The volume is divided into three parts: „Europe and Europeans”, „Across the Ocean and Over the Seas” and „Journey to the Far East”, each of them including a number of texts dedicated to European, respectively American or Asian writers, covering a wide range of authors, from Fernando Pessoa, Joseph Kessel, Laura Imai Messina and Zülfü Livaneli, to Melanie Benjamin, Delia Owens, Yōko Ogawa or Hiro Arikawa, to name but a few. Of course, these writers and their books reflect my own choices and—in more than a way—they represent my own symbolical journey through a library which can be seen as another (Borgesian) garden of forking paths; but also as a window ready to open towards the multifaceted modern and contemporary literature. Therefore, all the essays in this collection signify, in their specific manner, the expression of a very serious intellectual game, meant to indicate or open new windows (and new paths) towards the others, in order to better understand them—and, at the same time, to completely understand ourselves.

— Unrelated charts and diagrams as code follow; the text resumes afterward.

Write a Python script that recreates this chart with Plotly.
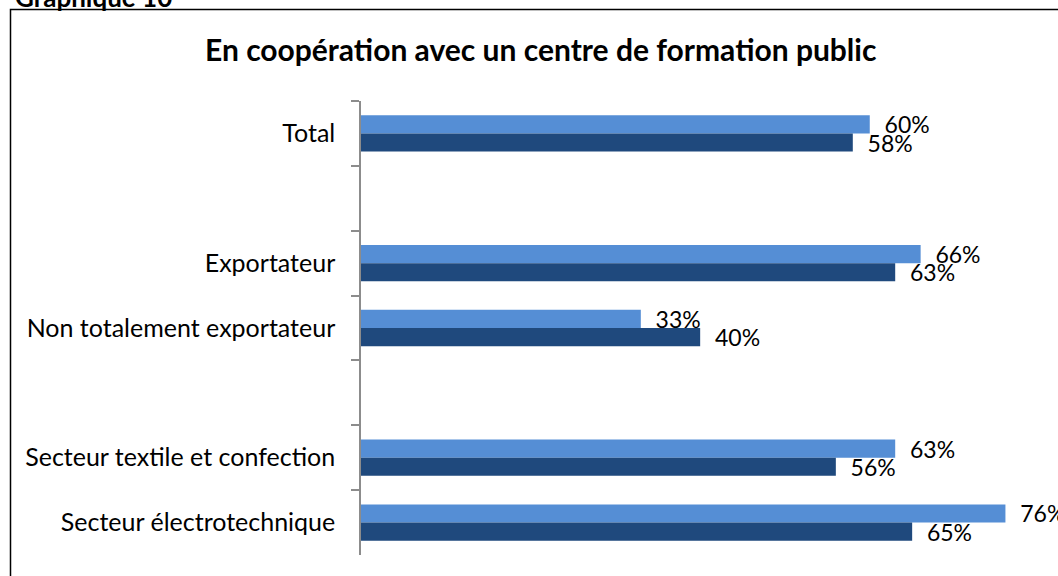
import plotly.graph_objects as go

categories = ["Total", " ", "Exportateur", "Non totalement exportateur", "  ",
              "Secteur textile et confection", "Secteur électrotechnique"]
series_light = [0.60, None, 0.66, 0.33, None, 0.63, 0.76]
series_dark = [0.58, None, 0.63, 0.40, None, 0.56, 0.65]

LIGHT = "#558ED5"
DARK = "#1F497D"
FONT = "Lato"

def labels(vals):
    return ["\u00a0\u00a0" + f"{round(v*100)}%" if v is not None else "" for v in vals]

fig = go.Figure()
fig.add_trace(go.Bar(y=categories, x=series_light, orientation="h",
                     marker=dict(color=LIGHT, line=dict(width=0)),
                     text=labels(series_light), textposition="outside",
                     constraintext="none", cliponaxis=False,
                     textfont=dict(family=FONT, size=23, color="#000000"),
                     hoverinfo="skip"))
fig.add_trace(go.Bar(y=categories, x=series_dark, orientation="h",
                     marker=dict(color=DARK, line=dict(width=0)),
                     text=labels(series_dark), textposition="outside",
                     constraintext="none", cliponaxis=False,
                     textfont=dict(family=FONT, size=23, color="#000000"),
                     hoverinfo="skip"))

L, R, T, B = 361, 0, 101, 21
W, H = 1058, 576
pw, ph = W - L - R, H - T - B

def px_x(p):
    return (p - L) / pw

def px_y(p):
    return (H - B - p) / ph

fig.update_layout(
    width=W, height=H,
    margin=dict(l=L, r=R, t=T, b=B),
    paper_bgcolor="white", plot_bgcolor="white",
    barmode="group", bargap=0.44, bargroupgap=0,
    showlegend=False,
    font=dict(family=FONT, color="#000000"),
    xaxis=dict(range=[0, 0.822], visible=False, fixedrange=True),
    yaxis=dict(type="category", categoryorder="array", categoryarray=categories,
               autorange="reversed", showline=True, linecolor="#8c8c8c", linewidth=1.5,
               ticks="outside", tickson="boundaries", ticklen=8, tickcolor="#8c8c8c",
               tickwidth=1.5, showgrid=False, zeroline=False, fixedrange=True,
               tickfont=dict(family=FONT, size=25, color="#000000"), ticklabelstandoff=19),
    shapes=[dict(type="rect", xref="paper", yref="paper",
                 x0=px_x(10.5), x1=px_x(1080), y0=px_y(600), y1=px_y(9.5),
                 line=dict(color="#000000", width=1.5), fillcolor="rgba(0,0,0,0)")],
    annotations=[
        dict(text="<b>En coopération avec un centre de formation public</b>",
             xref="paper", yref="paper", x=px_x(540), y=px_y(49),
             xanchor="center", yanchor="middle", showarrow=False,
             font=dict(family=FONT, size=30, color="#000000")),
        dict(text="<b>Graphique 10</b>",
             xref="paper", yref="paper", x=px_x(13), y=px_y(15),
             xanchor="left", yanchor="bottom", showarrow=False,
             font=dict(family=FONT, size=26, color="#000000")),
    ],
)

fig.write_html("out.html",
               config={"displayModeBar": False},
               post_script="document.body.style.margin='0';document.body.style.padding='0';"
                           "document.body.style.overflow='hidden';"
                           "document.documentElement.style.overflow='hidden';")
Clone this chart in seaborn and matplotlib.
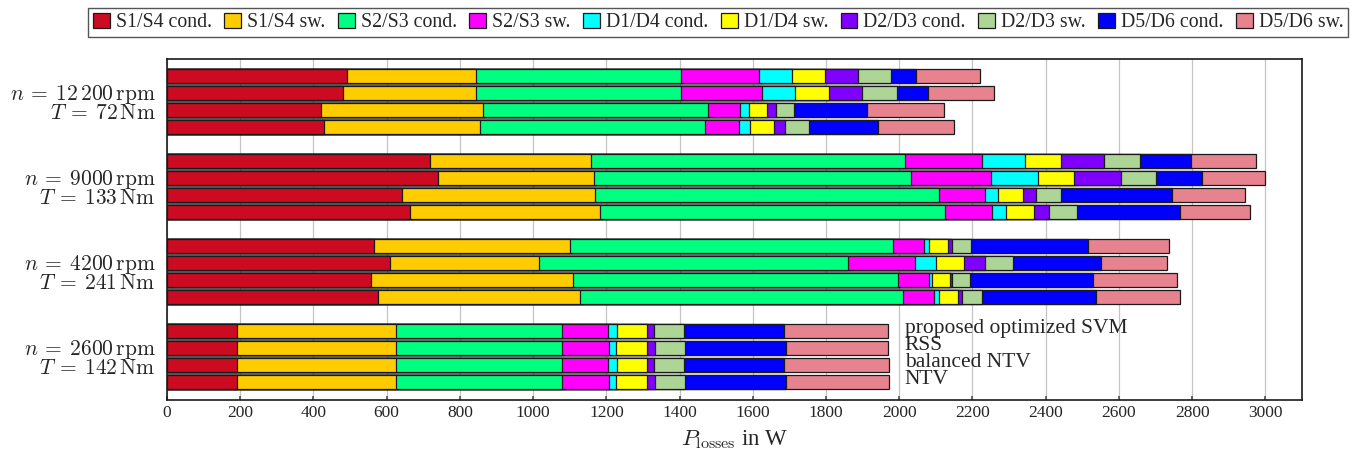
import matplotlib
matplotlib.use("Agg")
import matplotlib.pyplot as plt
import matplotlib.patches as mpatches
import numpy as np
import pandas as pd
import seaborn as sns

# operating points (one group of four bars each)
group_labels = [
    r"$n\:=\:12\,200\,\mathrm{rpm}$" + "\n" + r"$T\:=\:72\,\mathrm{Nm}$",
    r"$n\:=\:9000\,\mathrm{rpm}$" + "\n" + r"$T\:=\:133\,\mathrm{Nm}$",
    r"$n\:=\:4200\,\mathrm{rpm}$" + "\n" + r"$T\:=\:241\,\mathrm{Nm}$",
    r"$n\:=\:2600\,\mathrm{rpm}$" + "\n" + r"$T\:=\:142\,\mathrm{Nm}$",
]
methods = ["proposed optimized SVM", "RSS", "balanced NTV", "NTV"]

components = ["S1/S4 cond.", "S1/S4 sw.", "S2/S3 cond.", "S2/S3 sw.", "D1/D4 cond.",
              "D1/D4 sw.", "D2/D3 cond.", "D2/D3 sw.", "D5/D6 cond.", "D5/D6 sw."]
colors = ["#cc0a21", "#ffcc00", "#00ff80", "#ff00ff", "#00ffff",
          "#ffff00", "#8000ff", "#acd596", "#0000ff", "#e6838f"]

# losses in W, order: group (12200, 9000, 4200, 2600) x method (SVM, RSS, bal. NTV, NTV)
s14_cond = [493, 480, 422, 430, 718, 741, 642, 665, 566, 608, 558, 576, 190, 190, 190, 190]
s14_sw = [352, 365, 442, 426, 439, 425, 528, 519, 535, 408, 550, 551, 436, 436, 436, 436]
s23_cond = [560, 560, 614, 614, 859, 867, 938, 942, 881, 845, 888, 883, 454, 454, 454, 454]
s23_sw = [212, 219, 86, 93, 210, 219, 126, 128, 87, 182, 86, 86, 125, 127, 125, 127]
d14_cond = [91, 90, 26, 30, 118, 128, 37, 39, 12, 58, 7, 12, 23, 20, 23, 20]
d14_sw = [89, 94, 48, 65, 97, 97, 67, 75, 51, 77, 49, 53, 82, 85, 82, 85]
d23_cond = [91, 91, 25, 30, 119, 129, 36, 41, 13, 57, 7, 11, 20, 20, 20, 20]
d23_sw = [89, 96, 50, 65, 97, 96, 67, 76, 51, 76, 49, 55, 82, 83, 82, 83]
d56_cond = [70, 83, 200, 190, 139, 124, 303, 282, 320, 240, 335, 311, 274, 276, 274, 276]
d56_sw = [173, 182, 209, 207, 178, 172, 201, 190, 222, 180, 230, 228, 284, 279, 286, 281]

stack = np.array([s14_cond, s14_sw, s23_cond, s23_sw, d14_cond,
                  d14_sw, d23_cond, d23_sw, d56_cond, d56_sw], dtype=float)
cum = np.cumsum(stack, axis=0)

# bar slots: 4 bars per group, one empty slot between groups
pos = np.array([g * 5 + b for g in range(4) for b in range(4)], dtype=float)

sns.set_theme(style="white")
plt.rcParams["font.family"] = ["Liberation Serif", "DejaVu Serif"]
plt.rcParams["mathtext.fontset"] = "cm"

fig = plt.figure(figsize=(13.51, 4.61), dpi=100)
ax = fig.add_axes([0.1236, 0.1323, 0.8401, 0.7397])

# stacked bars: draw cumulative totals, longest first
for k in reversed(range(len(components))):
    df = pd.DataFrame({"pos": pos, "val": cum[k]})
    sns.barplot(data=df, x="val", y="pos", orient="h", native_scale=True,
                color=colors[k], saturation=1, width=0.82, errorbar=None,
                edgecolor="#1a1a1a", linewidth=0.9, ax=ax)

ax.set_xlim(0, 3100)
ax.set_ylim(19.05, -1.0)
ax.set_xticks(np.arange(0, 3001, 200))
ax.set_yticks([1.5, 6.5, 11.5, 16.5])
ax.set_yticklabels(group_labels, fontsize=15.5, linespacing=0.9)
ax.tick_params(axis="y", length=0, pad=8)
ax.tick_params(axis="x", direction="in", length=3, labelsize=12.5, bottom=True, color="#555555")
ax.set_ylabel("")
ax.set_xlabel(r"$P_\mathrm{losses}$ in W", fontsize=16.5, labelpad=5)
ax.grid(axis="x", color="#c4c4c4", linewidth=0.9)
ax.grid(axis="y", visible=False)
ax.set_axisbelow(True)
for sp in ax.spines.values():
    sp.set_color("#1a1a1a")
    sp.set_linewidth(1.2)

for b, m in enumerate(methods):
    ax.text(2015, 15 + b - 0.15, m, ha="left", va="center", fontsize=15.5)

handles = [mpatches.Patch(facecolor=c, edgecolor="#1a1a1a", linewidth=0.9, label=n)
           for n, c in zip(components, colors)]
fig.legend(handles=handles, loc="center", bbox_to_anchor=(0.5316, 0.951), ncol=10,
           frameon=True, fancybox=False, edgecolor="#555555", framealpha=1,
           fontsize=14.3, handlelength=0.85, handleheight=0.75, handletextpad=0.3,
           columnspacing=0.63, borderpad=0.25, borderaxespad=0)

fig.savefig("out.png", dpi=100)
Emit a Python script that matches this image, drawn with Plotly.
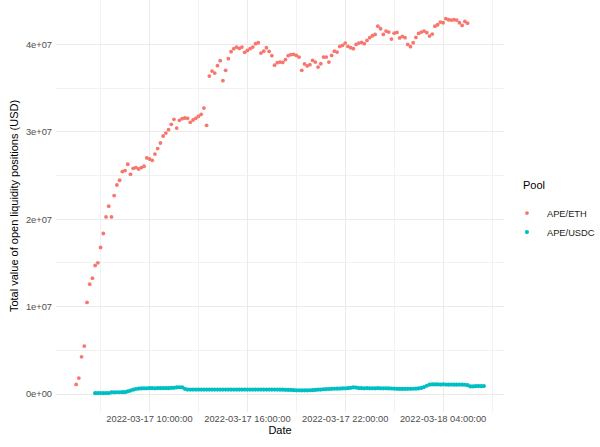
import pandas as pd
import plotly.graph_objects as go

# ---- data (values in USD millions) ----
eth_start = "2022-03-17 05:30"
eth_millions = [
    1.11, 1.83, 4.26, 5.49, 10.48, 12.57, 13.26, 14.71, 15.01, 16.77,
    18.37, 20.26, 21.49, 20.26, 22.71, 23.92, 24.46, 25.45, 25.57, 26.29,
    25.14, 25.83, 25.91, 25.75, 25.91, 26.06, 27.01, 26.89, 26.74, 27.46,
    28.08, 28.72, 29.52, 29.86, 30.25, 30.86, 31.43, 30.43, 31.31, 31.51,
    31.58, 31.54, 31.09, 31.35, 31.54, 31.77, 32.00, 32.72, 30.74, 36.38,
    36.95, 36.72, 37.57, 38.14, 35.85, 37.03, 38.37, 39.17, 39.51, 39.69,
    39.54, 39.69, 39.09, 39.31, 39.51, 39.69, 40.08, 40.19, 39.01, 39.23,
    39.62, 39.20, 38.71, 37.63, 37.91, 37.98, 37.94, 38.25, 38.71, 38.82,
    38.86, 38.74, 38.55, 37.03, 37.77, 37.54, 37.68, 38.17, 37.98, 37.41,
    37.79, 38.55, 38.55, 37.98, 38.74, 39.23, 39.12, 39.77, 39.89, 40.15,
    39.77, 39.62, 39.51, 40.00, 40.15, 40.23, 40.08, 40.46, 40.77, 40.99,
    41.14, 42.09, 41.79, 41.14, 41.52, 41.41, 40.61, 41.29, 41.37, 40.74,
    40.91, 40.77, 40.00, 39.74, 40.19, 40.80, 41.26, 41.41, 41.52, 41.34,
    40.95, 41.18, 42.09, 42.25, 42.55, 42.48, 42.94, 42.82, 42.78, 42.82,
    42.78, 42.48, 42.17, 42.63, 42.43,
]

usdc_start = "2022-03-17 06:40"
usdc_millions = [
    0.10, 0.10, 0.11, 0.10, 0.11, 0.11,
    0.20, 0.20, 0.21, 0.21, 0.22, 0.22,
    0.30, 0.40, 0.50, 0.58, 0.63, 0.65,
    0.66, 0.66, 0.67, 0.67, 0.66, 0.67,
    0.67, 0.68, 0.67, 0.68, 0.70, 0.72,
    0.76, 0.78, 0.77, 0.60, 0.52, 0.51,
    0.51, 0.51, 0.52, 0.51, 0.51, 0.52,
    0.51, 0.51, 0.52, 0.52, 0.51, 0.51,
    0.52, 0.51, 0.51, 0.52, 0.52, 0.51,
    0.51, 0.52, 0.51, 0.51, 0.51, 0.52,
    0.52, 0.51, 0.52, 0.51, 0.51, 0.52,
    0.51, 0.51, 0.50, 0.50, 0.49, 0.48,
    0.47, 0.45, 0.43, 0.43, 0.42, 0.43,
    0.43, 0.44, 0.45, 0.47, 0.50, 0.52,
    0.55, 0.57, 0.58, 0.60, 0.61, 0.62,
    0.63, 0.65, 0.66, 0.68, 0.72, 0.76,
    0.74, 0.68, 0.67, 0.66, 0.67, 0.66,
    0.66, 0.66, 0.67, 0.66, 0.66, 0.66,
    0.65, 0.64, 0.62, 0.60, 0.59, 0.59,
    0.59, 0.60, 0.60, 0.61, 0.62, 0.65,
    0.70, 0.80, 0.95, 1.08, 1.10, 1.10,
    1.10, 1.09, 1.10, 1.09, 1.08, 1.09,
    1.08, 1.08, 1.09, 1.08, 1.07, 1.02,
    0.88, 0.88, 0.90, 0.91, 0.90, 0.91,
]

pool_names = ["APE/ETH", "APE/USDC"]
pool_colors = ["#F8766D", "#00BFC4"]

y_tick_vals = [0, 1e7, 2e7, 3e7, 4e7]
y_tick_text = ["0e+00", "1e+07", "2e+07", "3e+07", "4e+07"]
x_tick_vals = ["2022-03-17 10:00", "2022-03-17 16:00", "2022-03-17 22:00", "2022-03-18 04:00"]
x_tick_text = ["2022-03-17 10:00:00", "2022-03-17 16:00:00", "2022-03-17 22:00:00", "2022-03-18 04:00:00"]

eth_x = pd.date_range(eth_start, periods=len(eth_millions), freq="10min")
usdc_x = pd.date_range(usdc_start, periods=len(usdc_millions), freq="10min")

FONT = "Liberation Sans, Arial, sans-serif"

fig = go.Figure()
fig.add_trace(go.Scatter(
    x=eth_x, y=[v * 1e6 for v in eth_millions], mode="markers", name=pool_names[0],
    marker=dict(color=pool_colors[0], size=3.8, line=dict(width=0)),
))
fig.add_trace(go.Scatter(
    x=usdc_x, y=[v * 1e6 for v in usdc_millions], mode="markers", name=pool_names[1],
    marker=dict(color=pool_colors[1], size=4.2, line=dict(width=0)),
))

fig.update_layout(
    width=600, height=447,
    margin=dict(l=55.5, r=91.5, t=0, b=35, pad=0),
    paper_bgcolor="white", plot_bgcolor="white",
    font=dict(family=FONT, size=9.3, color="#4D4D4D"),
    showlegend=True,
    legend=dict(x=1.0066, xanchor="left", y=0.518, yanchor="top",
                font=dict(family=FONT, size=9.3, color="#1A1A1A"),
                tracegroupgap=0, itemwidth=30, bgcolor="rgba(0,0,0,0)"),
    annotations=[dict(text="Pool", xref="paper", yref="paper", x=(526 - 55.5) / 453,
                      y=(412 - 185) / 412, xanchor="left", yanchor="middle", showarrow=False,
                      font=dict(family=FONT, size=11, color="black"))],
)

fig.update_xaxes(
    range=["2022-03-17 04:16", "2022-03-18 07:44"],
    tickmode="array", tickvals=x_tick_vals, ticktext=x_tick_text,
    showgrid=True, gridcolor="#EBEBEB", gridwidth=1,
    zeroline=False, showline=False, ticks="",
    tickfont=dict(family=FONT, size=9.3, color="#4D4D4D"),
    title=dict(text="Date", font=dict(family=FONT, size=11, color="black"), standoff=3),
    minor=dict(tickmode="array",
               tickvals=["2022-03-17 07:00", "2022-03-17 13:00", "2022-03-17 19:00",
                         "2022-03-18 01:00", "2022-03-18 07:00"],
               showgrid=True, gridcolor="#F2F2F2", gridwidth=0.6, ticks=""),
)
fig.update_yaxes(
    range=[-2.05e6, 45.08e6],
    tickmode="array", tickvals=y_tick_vals, ticktext=y_tick_text,
    showgrid=True, gridcolor="#EBEBEB", gridwidth=1,
    zeroline=False, showline=False, ticks="", ticklabelstandoff=3,
    tickfont=dict(family=FONT, size=9.3, color="#4D4D4D"),
    title=dict(text="Total value of open liquidity positions (USD)",
               font=dict(family=FONT, size=11, color="black"), standoff=5),
    minor=dict(tickmode="array", tickvals=[5e6, 1.5e7, 2.5e7, 3.5e7, 4.5e7],
               showgrid=True, gridcolor="#F2F2F2", gridwidth=0.6, ticks=""),
)

fig.write_html("out.html")
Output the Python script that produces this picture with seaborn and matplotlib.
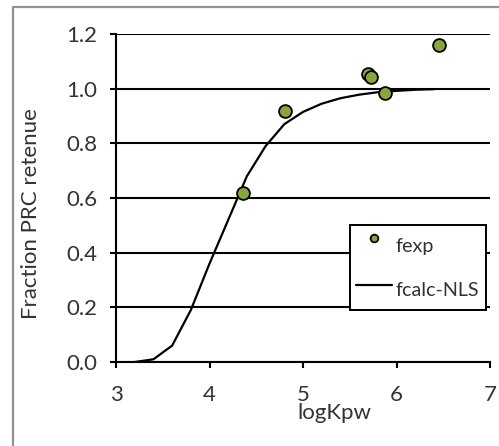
import matplotlib
matplotlib.use("Agg")
import matplotlib.pyplot as plt
import seaborn as sns
from matplotlib.lines import Line2D

# Data
fexp_x = [4.36, 4.81, 5.70, 5.73, 5.88, 6.45]
fexp_y = [0.62, 0.92, 1.053, 1.044, 0.983, 1.16]

calc_x = [3.2, 3.4, 3.6, 3.8, 4.0, 4.2, 4.4, 4.6, 4.8, 5.0, 5.2, 5.4, 5.6, 5.8, 6.0, 6.2, 6.4]
calc_y = [0.0, 0.01, 0.06, 0.19, 0.36, 0.52, 0.68, 0.79, 0.87, 0.915, 0.945, 0.965,
          0.978, 0.987, 0.992, 0.996, 0.998]

y_ticks = [0.0, 0.2, 0.4, 0.6, 0.8, 1.0, 1.2]
x_ticks = [3, 4, 5, 6, 7]

sns.set_style("ticks")
plt.rcParams["font.family"] = ["Lato", "DejaVu Sans"]
TXT = "#333333"

fig = plt.figure(figsize=(4.99, 4.46), dpi=100)
ax = fig.add_axes([0.2325, 0.1883, 0.7495, 0.7355])

sns.lineplot(x=calc_x, y=calc_y, ax=ax, color="black", linewidth=1.6,
             label="fcalc-NLS", zorder=3)
sns.scatterplot(x=fexp_x, y=fexp_y, ax=ax, color="#8aa53e", edgecolor="black",
                linewidth=1.3, s=85, label="fexp", zorder=4)

ax.set_xlim(3, 7)
ax.set_ylim(0, 1.2)
ax.set_xticks(x_ticks)
ax.set_yticks(y_ticks)
ax.set_yticklabels([f"{v:.1f}" for v in y_ticks])
ax.yaxis.grid(True, color="black", linewidth=1.5)
ax.set_axisbelow(True)

for side in ["top", "right"]:
    ax.spines[side].set_visible(False)
for side in ["left", "bottom"]:
    ax.spines[side].set_color("black")
    ax.spines[side].set_linewidth(1.5)

ax.tick_params(axis="both", direction="out", length=4.3, width=1.5, color="black",
               labelsize=16, labelcolor=TXT)
ax.tick_params(axis="y", pad=9)
ax.tick_params(axis="x", pad=12)

ax.set_xlabel("logKpw", fontsize=16, color=TXT)
ax.set_ylabel("Fraction PRC retenue", fontsize=16, color=TXT)
ax.xaxis.set_label_coords(0.585, -0.125)
ax.yaxis.set_label_coords(-0.2, 0.453)

handles, labels = ax.get_legend_handles_labels()
order = [labels.index("fexp"), labels.index("fcalc-NLS")]
leg = ax.legend([handles[i] for i in order], [labels[i] for i in order],
                loc="upper left", bbox_to_anchor=(0.626, 0.418), borderaxespad=0,
                fontsize=14.2, handlelength=1.8, handleheight=1.9, handletextpad=0.2,
                borderpad=0.32, labelspacing=0.72, markerscale=0.6,
                scatteryoffsets=[0.5], fancybox=False, framealpha=1,
                edgecolor="black", facecolor="white", labelcolor=TXT)
leg.get_frame().set_linewidth(1.4)
leg.set_zorder(5)

# outer chart-area border (only left and top visible)
fig.add_artist(Line2D([13 / 499, 13 / 499], [0, 1 - 7 / 446], color="#909090",
                      linewidth=1.6, transform=fig.transFigure))
fig.add_artist(Line2D([13 / 499, 1], [1 - 7 / 446, 1 - 7 / 446], color="#909090",
                      linewidth=1.6, transform=fig.transFigure))

fig.savefig("out.png", dpi=100)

At a certain point, the protagonist in Yōko Ogawa’s exquisite novel „The Memory Police” wonders if a story she authored is meant to be remembered after her physical disappearance and she is assured that each written word will last, even if only in the others’ soul and memory; proof that all people need their story be told and some other stories to help them survive. This is also the indication (and a lucid warning) that we always need reading and writing in order to symbolically find ourselves and (re)found the world around, by means of each new book we come across. Or, as Ogawa herself wrote, „No one can erase the stories…”.
Rodica Grigore, „Around the World in Fifty Books. Collected Essays on Contemporary Writers” (Translated into English by Mirela Petrașcu), Cambridge Scholars Publishing, 2026.